The Smiths settled into some rich Ontario Hockey League country, with Oshawa, Peterborough, and Belleville each within an hour’s drive. But Rae Smith had to find work before his boy Steve —and the two brothers who would soon arrive —would play any hockey.
“My father came over, and on my birth certificate it still states that he was a ‘lorry driver.’ A lorry driver is a truck driver. Says it on the bottom of my British birth certificate,” Smith chuckles. Rae Smith only drove truck for a short while, though, before finding himself working at a juvenile home in Cobourg known as the Brookside Training School. “He was responsible for juvenile delinquent kids who needed counselling. It was a social-work type thing, for kids who had been in trouble with the law.”
You can imagine that the Smith boys stayed on the straight and narrow. Or at least young Steven kept his disobedience to the hockey rink, where he was good enough to get an invite to the London Knights camp.

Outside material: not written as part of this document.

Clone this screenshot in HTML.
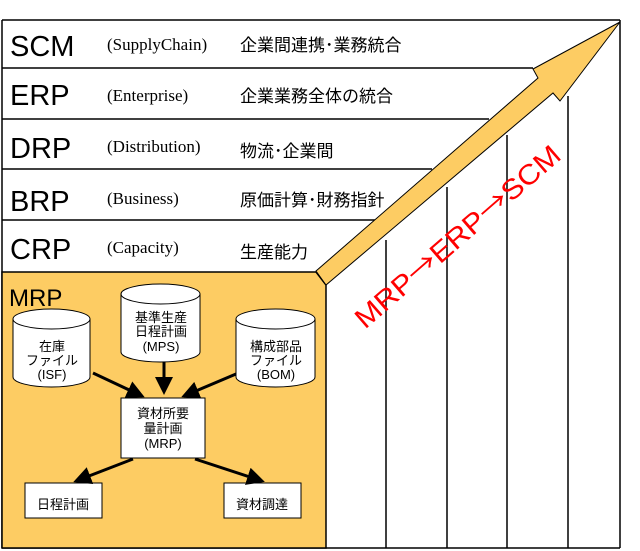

As he said, he wasn’t drafted, and that first season, even on a team that would post a mediocre 20–48–0 record, head coach Paul McIntosh wasn’t sure about the Smith kid from Cobourg.
“My first year, everyone else was put into billet homes early on. I remained in a Motel 6 until just before Christmas, before they finally got me off Cheeseburger Row and moved me in with a family,” said Smith. He was doing anything he could to stay with the Knights, playing right wing on a line with Basil McRae and Dave Simpson, the older brother of Smith’s future teammate in Edmonton and current Rogers hockey analyst, Craig Simpson.
There are some players who arrive in junior knowing that the NHL lies in their future. There are a lot more, however, who secretly can’t believe they’ve made a major junior roster and do not even dare to dream of a lucrative career in the professional game. For those players, there is often a moment—a singular accomplishment or occurrence —when they realize, “Wait a second here. I might actually be good enough to do this.”